No entanto, em finais de abril, no percurso que fiz de carro, ao longo de quinhentos longos e quase intermináveis quilómetros, entre Brasília e Rio Verde, no Estado de Goiás, em pleno planalto, o milho esteve sempre presente, juntamento com a soja e a cana de açúcar.

É impressionante como a terra é tão vastamente cultivada e abundantemente produtiva.

Por isso, o milho foi meu companheiro de viagem, tanto nesse percurso que é adorável, quanto na gastronomia, muito mais explorada que a portuguesa, sobretudo nos doces e nos recheios, e ainda na cosmética.

O milho é omnipresente e o seu aproveitamento é deveras impressionante.

Aliás, a designação de Rio Verde – uma cidade muito pequena, para o Brasil, mas com cerca de 200 mil habitantes – reflete bem a presença do milho, ainda que, nos dias que correm, a produção de cana de açúcar seja a predominante, dado o seu múltiplo aproveitamento.

E passados dois dias, depois de uma viagem por Lisboa e São Paulo, regressei a Brasília, essa pérola da arquitetura moderna, saída do nada e dominante na paisagem política do Brasil, para fazer o caminho de volta, pelos mesmos pontos geográficos, como a passagem por Lisboa fosse estupidamente obrigatória, depois de existir no norte do país um aeroporto tão dinâmico e disponível para uma outra ligação à terra de Vera Cruz.

Ainda que não tivesse visitado a cidade em pleno dia, deu para perceber o seu traçado e senti-la mais no hotel junto do aeroporto, tão densamente povoado de pessoas em trânsito, com mil e um destinos levados numa mala de mão, que as companhias aéreas querem reduzir cada vez mais, para aumentar os tempos de espera na esteira rolante.

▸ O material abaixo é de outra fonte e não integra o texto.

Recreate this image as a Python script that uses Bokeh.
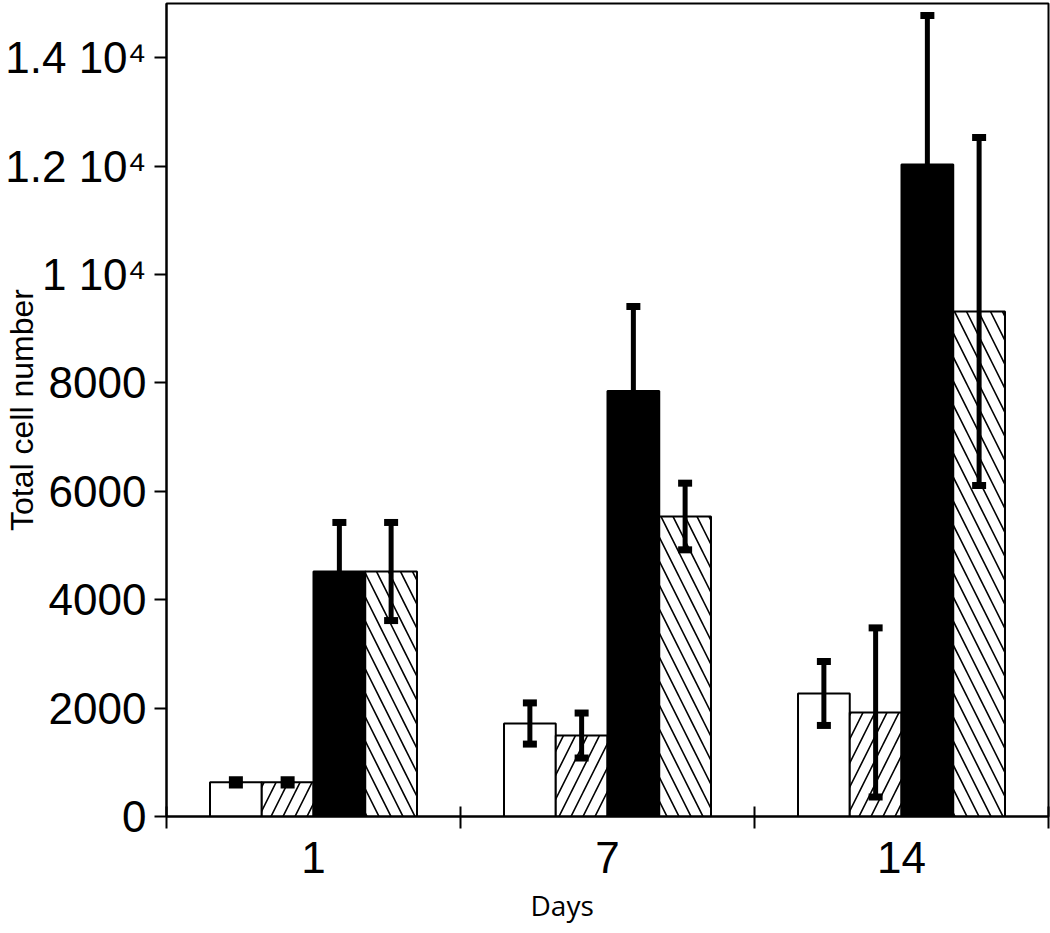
import numpy as np
from bokeh.plotting import figure
from bokeh.models import (ColumnDataSource, FixedTicker, Range1d, Whisker, TeeHead, Title)
from bokeh.embed import file_html
from bokeh.resources import INLINE

# ---- data ----
days = ["1", "7", "14"]
s1_vals = [630, 1716, 2270]
s1_err = [50, 380, 590]
s2_vals = [630, 1494, 1920]
s2_err = [50, 415, 1560]
s3_vals = [4520, 7850, 12030]
s3_err = [905, 1560, 2750]
s4_vals = [4520, 5535, 9317]
s4_err = [905, 615, 3210]

y_ticks = [0, 2000, 4000, 6000, 8000, 10000, 12000, 14000]
y_tick_labels = ["0", "2000", "4000", "6000", "8000", "1 10\u2074", "1.2 10\u2074", "1.4 10\u2074"]

# ---- styling ----
bar_w = 0.176
offsets = [-1.5 * bar_w, -0.5 * bar_w, 0.5 * bar_w, 1.5 * bar_w]
styles = [
    dict(fill_color="white"),
    dict(fill_color="white", hatch_pattern="right_diagonal_line", hatch_color="black", hatch_scale=24, hatch_weight=1.6),
    dict(fill_color="black"),
    dict(fill_color="white", hatch_pattern="left_diagonal_line", hatch_color="black", hatch_scale=24, hatch_weight=1.6),
]
series = [(s1_vals, s1_err), (s2_vals, s2_err), (s3_vals, s3_err), (s4_vals, s4_err)]

p = figure(width=1050, height=933, output_backend="svg", toolbar_location=None,
           x_range=Range1d(0, 3), y_range=Range1d(0, 15000),
           min_border_left=166, min_border_right=2, min_border_top=3, min_border_bottom=117)
p.grid.visible = False
p.outline_line_color = "black"
p.outline_line_width = 2
p.background_fill_color = "white"
p.border_fill_color = "white"

centers = np.arange(len(days)) + 0.5

for (vals, errs), off, st in zip(series, offsets, styles):
    x = centers + off
    v = np.array(vals, dtype=float)
    e = np.array(errs, dtype=float)
    src = ColumnDataSource(dict(x=x, top=v, upper=v + e, lower=v - e))
    p.vbar(x="x", top="top", bottom=0, width=bar_w, source=src,
           line_color="black", line_width=2, **st)
    w = Whisker(base="x", upper="upper", lower="lower", source=src,
                line_color="black", line_width=5, level="overlay",
                upper_head=TeeHead(size=14, line_width=7, line_color="black"),
                lower_head=TeeHead(size=14, line_width=7, line_color="black"))
    p.add_layout(w)

# ---- x axis ----
xa = p.xaxis[0]
xa.ticker = FixedTicker(ticks=list(centers), minor_ticks=[0, 1, 2, 3])
xa.major_label_overrides = {float(c): d for c, d in zip(centers, days)}
xa.major_tick_in = 0
xa.major_tick_out = 0
xa.minor_tick_in = 10
xa.minor_tick_out = 12
xa.minor_tick_line_width = 2
xa.minor_tick_line_color = "black"
xa.axis_line_width = 2
xa.axis_line_color = "black"
xa.major_label_text_font = "Liberation Sans"
xa.major_label_text_font_size = "44px"
xa.major_label_text_color = "black"
xa.major_label_standoff = 13

# ---- y axis ----
ya = p.yaxis[0]
ya.ticker = FixedTicker(ticks=y_ticks, minor_ticks=[])
ya.major_label_overrides = {t: l for t, l in zip(y_ticks, y_tick_labels)}
ya.major_tick_in = 0
ya.major_tick_out = 12
ya.major_tick_line_width = 2
ya.major_tick_line_color = "black"
ya.axis_line_width = 2
ya.axis_line_color = "black"
ya.major_label_text_font = "Liberation Sans"
ya.major_label_text_font_size = "44px"
ya.major_label_text_color = "black"
ya.major_label_standoff = 8
ya.axis_label = "Total cell number"
ya.axis_label_text_font = "Liberation Sans"
ya.axis_label_text_font_size = "32px"
ya.axis_label_text_font_style = "normal"
ya.axis_label_text_color = "black"
ya.axis_label_standoff = -38

# ---- x title ----
p.add_layout(Title(text="Days", align="left", offset=364, standoff=17,
                   text_font="Open Sans", text_font_size="28px",
                   text_font_style="normal", text_color="black"), "below")

open("out.html", "w").write(file_html(p, INLINE))
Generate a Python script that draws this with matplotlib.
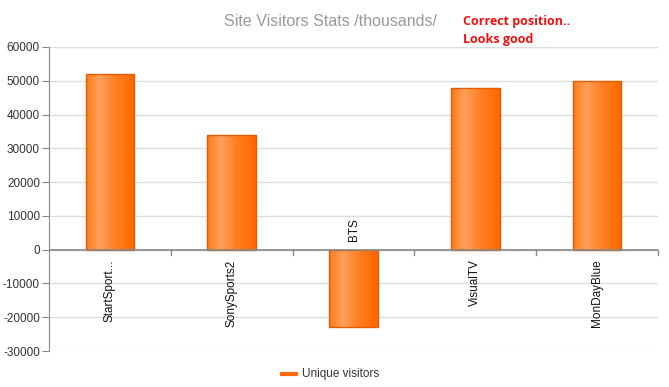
import matplotlib
matplotlib.use("Agg")
import matplotlib.pyplot as plt
import matplotlib.colors as mplcolors
import matplotlib.transforms as mtransforms
import numpy as np

categories = ["StartSport...", "SonySports2", "BTS", "VisualTV", "MonDayBlue"]
visitors = [52000, 34000, -23000, 48000, 50000]
y_ticks = [-30000, -20000, -10000, 0, 10000, 20000, 30000, 40000, 50000, 60000]

plt.rcParams["font.family"] = ["Liberation Sans", "DejaVu Sans"]
plt.rcParams["axes.unicode_minus"] = False

# horizontal gradient used on every bar
grad_cmap = mplcolors.LinearSegmentedColormap.from_list(
    "bar", [(0.0, "#ff7a16"), (0.28, "#ffa05c"), (0.6, "#ff7f22"), (1.0, "#ff6600")])

fig = plt.figure(figsize=(6.69, 3.87), dpi=100)
ax = fig.add_axes([49 / 669, 36 / 387, 609 / 669, 304 / 387])

x = np.arange(len(categories))
bars = ax.bar(x, visitors, width=0.4, color="none", edgecolor="#e25d00",
              linewidth=1.0, zorder=3)

grad = np.linspace(0, 1, 256).reshape(1, -1)
for b in bars:
    x0, y0 = b.get_x(), b.get_y()
    w, h = b.get_width(), b.get_height()
    im = ax.imshow(grad, cmap=grad_cmap, aspect="auto",
                   extent=[x0, x0 + w, min(y0, y0 + h), max(y0, y0 + h)],
                   zorder=2)
    im.set_clip_path(b)

ax.set_xlim(-0.5, len(categories) - 0.5)
ax.set_ylim(-30000, 60000)
ax.set_yticks(y_ticks)
ax.tick_params(axis="y", length=5, color="#888888", labelsize=8.5,
               labelcolor="#333333", pad=1.5)
ax.set_xticks([])
ax.grid(axis="y", color="#dddddd", linewidth=1, zorder=0)
ax.set_axisbelow(True)

for side in ["top", "right", "bottom"]:
    ax.spines[side].set_visible(False)
ax.spines["left"].set_color("#888888")
ax.axhline(0, color="#888888", linewidth=1.2, zorder=4)

# small ticks on the zero line between categories
for bx in np.arange(0.5, len(categories), 1):
    ax.plot([bx, bx], [0, -1500], color="#888888", linewidth=1, zorder=4,
            clip_on=False)

# category labels next to the zero line
for xi, name, v in zip(x, categories, visitors):
    if v >= 0:
        off = mtransforms.offset_copy(ax.transData, fig=fig, x=0, y=-7, units="points")
        ax.text(xi, 0, name, rotation=90, ha="center", va="top", fontsize=8.5,
                color="#111111", transform=off)
    else:
        off = mtransforms.offset_copy(ax.transData, fig=fig, x=0, y=6, units="points")
        ax.text(xi, 0, name, rotation=90, ha="center", va="bottom", fontsize=8.5,
                color="#111111", transform=off)

fig.text(330 / 669, 1 - 22 / 387, "Site Visitors Stats /thousands/", ha="center",
         va="center", fontsize=11.5, color="#999999")
fig.text(463 / 669, 1 - 22 / 387, "Correct position..", ha="left", va="center",
         fontsize=9, color="#ee1111", fontweight="bold", family="Open Sans")
fig.text(463 / 669, 1 - 40 / 387, "Looks good", ha="left", va="center",
         fontsize=9, color="#ee1111", fontweight="bold", family="Open Sans")

# legend
fig.lines.append(plt.Line2D([282 / 669, 296 / 669], [1 - 374 / 387, 1 - 374 / 387],
                            color="#ff6a10", linewidth=3, transform=fig.transFigure))
fig.text(302 / 669, 1 - 374 / 387, "Unique visitors", ha="left", va="center",
         fontsize=8.5, color="#333333")

fig.savefig("out.png", dpi=100)
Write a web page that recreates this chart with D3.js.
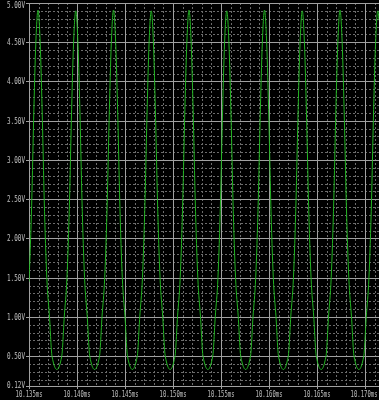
<html lang="en">
<head>
<meta charset="UTF-8">
<title>Transient</title>
<script src="https://d3js.org/d3.v7.min.js"></script>
<style>
  body { margin: 0; background: #000; }
  svg { display: block; background: #000; }
  .lbl { font-family: "DejaVu Sans Mono", monospace; font-size: 8px; fill: #c0c0c0; }
  .labels { opacity: 0.99; will-change: transform; }
</style>
</head>
<body>
<svg id="chart" width="379" height="400"></svg>
<script>

// axis labels
var xTicks = [10.135, 10.140, 10.145, 10.150, 10.155, 10.160, 10.165, 10.170];
var xTickLabels = ["10.135ms", "10.140ms", "10.145ms", "10.150ms", "10.155ms", "10.160ms", "10.165ms", "10.170ms"];
var yTicks = [5.00, 4.50, 4.00, 3.50, 3.00, 2.50, 2.00, 1.50, 1.00, 0.50, 0.12];
var yTickLabels = ["5.00V", "4.50V", "4.00V", "3.50V", "3.00V", "2.50V", "2.00V", "1.50V", "1.00V", "0.50V", "0.12V"];

// trace samples (time in ms, volts), one row per cycle
var traceT = [
  10.135000, 10.135292, 10.135480, 10.135714, 10.135938, 10.136162, 10.136396, 10.136584, 10.136855, 10.137136, 10.137396, 10.137904,
  10.138412, 10.138672, 10.138953, 10.139224, 10.139412, 10.139646, 10.139870, 10.140094, 10.140328, 10.140516, 10.140787, 10.141068, 10.141328, 10.141836,
  10.142344, 10.142604, 10.142885, 10.143156, 10.143344, 10.143578, 10.143802, 10.144026, 10.144260, 10.144448, 10.144719, 10.145000, 10.145260, 10.145768,
  10.146276, 10.146536, 10.146817, 10.147088, 10.147276, 10.147510, 10.147734, 10.147958, 10.148192, 10.148380, 10.148651, 10.148932, 10.149192, 10.149700,
  10.150209, 10.150469, 10.150750, 10.151021, 10.151209, 10.151443, 10.151667, 10.151891, 10.152125, 10.152313, 10.152584, 10.152865, 10.153125, 10.153633,
  10.154141, 10.154401, 10.154682, 10.154953, 10.155141, 10.155375, 10.155599, 10.155823, 10.156057, 10.156245, 10.156516, 10.156797, 10.157057, 10.157565,
  10.158073, 10.158333, 10.158614, 10.158885, 10.159073, 10.159307, 10.159531, 10.159755, 10.159989, 10.160177, 10.160448, 10.160729, 10.160989, 10.161497,
  10.162006, 10.162266, 10.162547, 10.162818, 10.163006, 10.163240, 10.163464, 10.163688, 10.163922, 10.164110, 10.164381, 10.164662, 10.164922, 10.165430,
  10.165938, 10.166198, 10.166479, 10.166750, 10.166938, 10.167172, 10.167396, 10.167620, 10.167854, 10.168042, 10.168313, 10.168594, 10.168854, 10.169362,
  10.169870, 10.170130, 10.170411, 10.170682, 10.170870, 10.171104, 10.171328, 10.171458
];
var traceV = [
  1.45, 2.5, 3.5, 4.5, 4.91, 4.5, 3.5, 2.5, 1.5, 1.0, 0.5, 0.33,
  0.5, 1.0, 1.5, 2.5, 3.5, 4.5, 4.90, 4.5, 3.5, 2.5, 1.5, 1.0, 0.5, 0.33,
  0.5, 1.0, 1.5, 2.5, 3.5, 4.5, 4.91, 4.5, 3.5, 2.5, 1.5, 1.0, 0.5, 0.33,
  0.5, 1.0, 1.5, 2.5, 3.5, 4.5, 4.90, 4.5, 3.5, 2.5, 1.5, 1.0, 0.5, 0.33,
  0.5, 1.0, 1.5, 2.5, 3.5, 4.5, 4.91, 4.5, 3.5, 2.5, 1.5, 1.0, 0.5, 0.33,
  0.5, 1.0, 1.5, 2.5, 3.5, 4.5, 4.90, 4.5, 3.5, 2.5, 1.5, 1.0, 0.5, 0.33,
  0.5, 1.0, 1.5, 2.5, 3.5, 4.5, 4.91, 4.5, 3.5, 2.5, 1.5, 1.0, 0.5, 0.33,
  0.5, 1.0, 1.5, 2.5, 3.5, 4.5, 4.90, 4.5, 3.5, 2.5, 1.5, 1.0, 0.5, 0.33,
  0.5, 1.0, 1.5, 2.5, 3.5, 4.5, 4.91, 4.5, 3.5, 2.5, 1.5, 1.0, 0.5, 0.33,
  0.5, 1.0, 1.5, 2.5, 3.5, 4.5, 4.90, 4.78
];

var svg = d3.select("#chart");
var plotL = 29, plotR = 379, plotT = 3, plotB = 386;

var x = d3.scaleLinear().domain([10.135, 10.171458]).range([plotL, plotR]);
var y = d3.scaleLinear().domain([0.12, 5.0]).range([plotB, plotT]);

// minor grid (dotted), between the labelled lines
var xMinor = d3.range(10.136, 10.1715, 0.001).filter(function(t) {
  return Math.abs(Math.round(t * 200) - t * 200) > 1e-6;
});
var yMinor = d3.range(0.2, 5.0, 0.1).filter(function(v) {
  return Math.abs(Math.round(v * 2) - v * 2) > 1e-6;
});

var grid = svg.append("g");

grid.selectAll(".vminor").data(xMinor).enter().append("line")
  .attr("x1", function(d) { return Math.round(x(d)) + 0.5; })
  .attr("x2", function(d) { return Math.round(x(d)) + 0.5; })
  .attr("y1", plotT).attr("y2", plotB)
  .attr("stroke", "#6c6c6c").attr("stroke-dasharray", "2,2");

grid.selectAll(".hminor").data(yMinor).enter().append("line")
  .attr("y1", function(d) { return Math.round(y(d)) + 0.5; })
  .attr("y2", function(d) { return Math.round(y(d)) + 0.5; })
  .attr("x1", plotL).attr("x2", plotR)
  .attr("stroke", "#6c6c6c").attr("stroke-dasharray", "2,2");

// major grid
grid.selectAll(".vmajor").data(xTicks).enter().append("line")
  .attr("x1", function(d) { return Math.round(x(d)) + 0.5; })
  .attr("x2", function(d) { return Math.round(x(d)) + 0.5; })
  .attr("y1", plotT).attr("y2", plotB + 3)
  .attr("stroke", "#a0a0a0");

grid.selectAll(".hmajor").data(yTicks).enter().append("line")
  .attr("y1", function(d) { return Math.round(y(d)) + 0.5; })
  .attr("y2", function(d) { return Math.round(y(d)) + 0.5; })
  .attr("x1", plotL - 3).attr("x2", plotR)
  .attr("stroke", "#a0a0a0");

// trace
var pts = traceT.map(function(t, i) { return [t, traceV[i]]; });

svg.append("clipPath").attr("id", "clip")
  .append("rect").attr("x", plotL).attr("y", 0).attr("width", plotR - plotL).attr("height", plotB);

svg.append("path")
  .datum(pts)
  .attr("clip-path", "url(#clip)")
  .attr("fill", "none")
  .attr("stroke", "#22b422")
  .attr("stroke-width", 1)
  .attr("d", d3.line()
    .x(function(d) { return x(d[0]); })
    .y(function(d) { return y(d[1]); })
    .curve(d3.curveMonotoneX));

// labels
var labels = svg.append("g").attr("class", "labels");

labels.selectAll(".ylbl").data(yTicks).enter().append("text")
  .attr("class", "lbl")
  .attr("x", 25)
  .attr("y", function(d) { return Math.min(388, Math.max(8, Math.round(y(d)) + 3)); })
  .attr("text-anchor", "end")
  .attr("textLength", 18)
  .attr("lengthAdjust", "spacingAndGlyphs")
  .text(function(d, i) { return yTickLabels[i]; });

labels.selectAll(".xlbl").data(xTicks).enter().append("text")
  .attr("class", "lbl")
  .attr("x", function(d) { return Math.min(x(d), 364); })
  .attr("y", 397)
  .attr("text-anchor", "middle")
  .attr("textLength", 27)
  .attr("lengthAdjust", "spacingAndGlyphs")
  .text(function(d, i) { return xTickLabels[i]; });

</script>
</body>
</html>
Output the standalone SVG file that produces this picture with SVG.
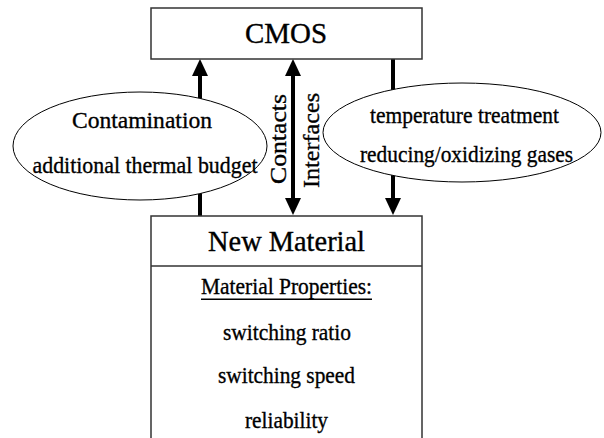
<svg xmlns="http://www.w3.org/2000/svg" width="604" height="438" viewBox="0 0 604 438">
<defs>
<style>
text{fill:#000;stroke:#000;stroke-width:0.35;text-anchor:middle;font-family:"Liberation Serif","Times New Roman",serif}
.box{fill:#fff;stroke:#333;stroke-width:1.5}
.ell{fill:#fff;stroke:#000;stroke-width:1}
.conn{fill:none;stroke:#000;stroke-width:4}
.t29{font-size:29px}
.t24{font-size:24px}
</style>
<marker id="ah" viewBox="0 0 17 16" markerWidth="17" markerHeight="16" refX="0" refY="8" orient="auto-start-reverse" markerUnits="userSpaceOnUse">
<path d="M0,0 L17,8 L0,16 z" fill="#000"/>
</marker>
</defs>
<rect width="604" height="438" fill="#fff"/>
<g id="connectors">
<path class="conn" d="M200,216 L200,76" marker-end="url(#ah)"/>
<path class="conn" d="M293,76 L293,198" marker-start="url(#ah)" marker-end="url(#ah)"/>
<path class="conn" d="M393,59 L393,198" marker-end="url(#ah)"/>
<text class="t24" transform="translate(286,139) rotate(-90)" textLength="90" lengthAdjust="spacingAndGlyphs">Contacts</text>
<text class="t24" transform="translate(319,140.5) rotate(-90)" textLength="95" lengthAdjust="spacingAndGlyphs">Interfaces</text>
</g>
<g id="cmos">
<rect class="box" x="151" y="8" width="271" height="51"/>
<text class="t29" x="286" y="43" textLength="82" lengthAdjust="spacingAndGlyphs">CMOS</text>
</g>
<g id="contamination">
<ellipse class="ell" cx="140" cy="146" rx="127" ry="54"/>
<text class="t24" x="142" y="128.3" textLength="140" lengthAdjust="spacingAndGlyphs">Contamination</text>
<text class="t24" x="145" y="173" textLength="225" lengthAdjust="spacingAndGlyphs">additional thermal budget</text>
</g>
<g id="temperature">
<ellipse class="ell" cx="462" cy="132.5" rx="139" ry="49.5"/>
<text class="t24" x="464.5" y="123" textLength="189" lengthAdjust="spacingAndGlyphs">temperature treatment</text>
<text class="t24" x="466.5" y="162" textLength="213" lengthAdjust="spacingAndGlyphs">reducing/oxidizing gases</text>
</g>
<g id="newmaterial">
<rect class="box" x="151" y="216" width="271" height="240"/>
<line x1="151" y1="266" x2="422" y2="266" stroke="#333" stroke-width="1.5"/>
<text class="t29" x="286.5" y="251" textLength="157" lengthAdjust="spacingAndGlyphs">New Material</text>
<text class="t24" x="286.5" y="294" textLength="171" lengthAdjust="spacingAndGlyphs">Material Properties:</text>
<line x1="201" y1="299.3" x2="372" y2="299.3" stroke="#000" stroke-width="1.5"/>
<text class="t24" x="287" y="339.5" textLength="128" lengthAdjust="spacingAndGlyphs">switching ratio</text>
<text class="t24" x="286.5" y="383" textLength="137" lengthAdjust="spacingAndGlyphs">switching speed</text>
<text class="t24" x="286.5" y="428" textLength="83" lengthAdjust="spacingAndGlyphs">reliability</text>
</g>
</svg>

Do interior político da cidade, vivendo tempos conturbados, ouvi o eco da entrevista dada por Lula da Silva a dois jornais, mas prontamente desvalorizada pelos canais televisivos, tão coniventes e silenciosos com a virada liberal que o Brasil está experienciando, num confronto social que afasta pessoas e famílias, como se a política não tivesse um fundo mínimo de entendimento, não permitindo uma conversa saudável a partir de perspetivas diferentes, mas individualmente toleradas ao nível do bom senso.

E parece que o Brasil não está a conseguir essa base comum de um diálogo entre pessoas que reconhecem nos outros a diferença ao nível das suas ideias, que necessariamente têm de ser democráticas.